Prefix-filtering policies are responsible for discarding bogus route-advertisements to and from BGP peers. Examples of these bogus advertisements are prefixes from RFC1918 address space, to specific routes (>24), unallocated prefixes.

RFC7454 Prefix Filtering
RFC7454 Prefix Filtering

Route-filtering should be implemented on each BGP session maintained by the service provider:

  • A. Private/Public/Transit Inbound Prefix Filtering
  • B. Private/Public/Transit Outbound Prefix Filtering
  • C. Downstream Inbound Prefix Filtering
  • D. Downstream Outbound Prefix Filtering

A. Inbound Prefix Filtering from Private/Public/Transit Peers

RFC 7475 provides similar recommendations for route filtering from Upstream Providers (section 6.2.3) and route-filtering from private and public peers (section 6.2.1). Because of this, there is very little difference in filtering policies, allowing us to combine them in one recommendation.

As per Section 6.2.1.1.1 of RFC 7475, the following prefixes should not be accepted from peers

  • Special-Purpose Prefixes (RFC 7475 Section 6.1.1)
  • Unallocated Prefixes (RFC 7475 Section 6.1.2)
  • Prefixes that are too specific (RFC 7475 Section 6.1.3)
  • Prefixes belonging to the local AS (RFC 7475 Section 6.1.4)
  • IXP LAN Prefixes (RFC 7475 Section 6.1.5), other than authorized ASes (RFC 7475 Section 6.1.5)
  • The Default Route (RFC 7475 Section 6.1.6)

Section 6.2.1.1.2 of RFC 7475 also provides recommendations for “Strict” inbound filtering option, which we consider to be too risky and will not cover in this document.

B. Outbound Prefix Filtering towards Private/Public/Transit Peers

As per Section 6.2.1.2 of RFC 7475, the following prefixes should not be accepted from peers

  • Special-Purpose Prefixes (RFC 7475 Section 6.1.1)
  • Prefixes that are too specific (RFC 7475 Section 6.1.3)
  • IXP LAN Prefixes (RFC 7475 Section 6.1.5)
  • The Default Route (RFC 7475 Section 6.1.6)
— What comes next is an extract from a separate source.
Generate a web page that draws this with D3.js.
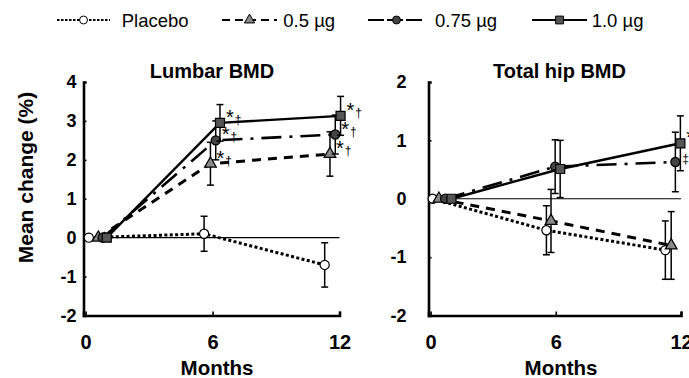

You also need to make sure that only authorized prefixes (those advertised by your AS and downstream customers) are being sent.

C. Inbound Prefix Filtering from Customers

General recommendations provided in Section 6.2.2.1 of RFC 7475 state that “only customer prefixes SHOULD be accepted, all others SHOULD be discarded.” The list of allowed prefixes should be manually built by the network provisioner after validating that customer prefixes are indeed allocated to the client by IP address management authorities.

In some cases, if customer advertises too many prefixes or has BGP clients of their own, customer-specific filters can be replaced with generic filters previously described in “Inbound Filtering from Private/Public/Transit Peers” section of the paper.

D. Outbound Prefix Filtering towards Customers

Depending on the customer preferences, they might want to receive

  • The default route only
  • Full Internet routing table
  • Subset of the Full Internet table (e.g. only the routes received via public and private peers, but not the transit routes)
  • The default route in addition to the Full or Partial Internet view

Generic recommendation described in Section 6.2.2.2 of RFC 7454 states that the following prefixes should not be sent to the customer:

  • Special-Purpose Prefixes (RFC 7475 Section 6.1.1)
  • Prefixes that are too specific (RFC 7475 Section 6.1.3)
  • The Default Route (RFC 7475 Section 6.1.6), for those customers not willing to receive it

AS-Path Filtering

Section 9 of RFC 7454 provides a number of AS-Path Filtering recommendations that should be implemented on upstream/private/public peering sessions and customer sessions.

RFC7454 AS Path Filtering
RFC7454 AS Path Filtering

Similar to how we analyzed Prefix Filtering recommendations in the previous chapter, we will review AS-Path Filtering recommendations below.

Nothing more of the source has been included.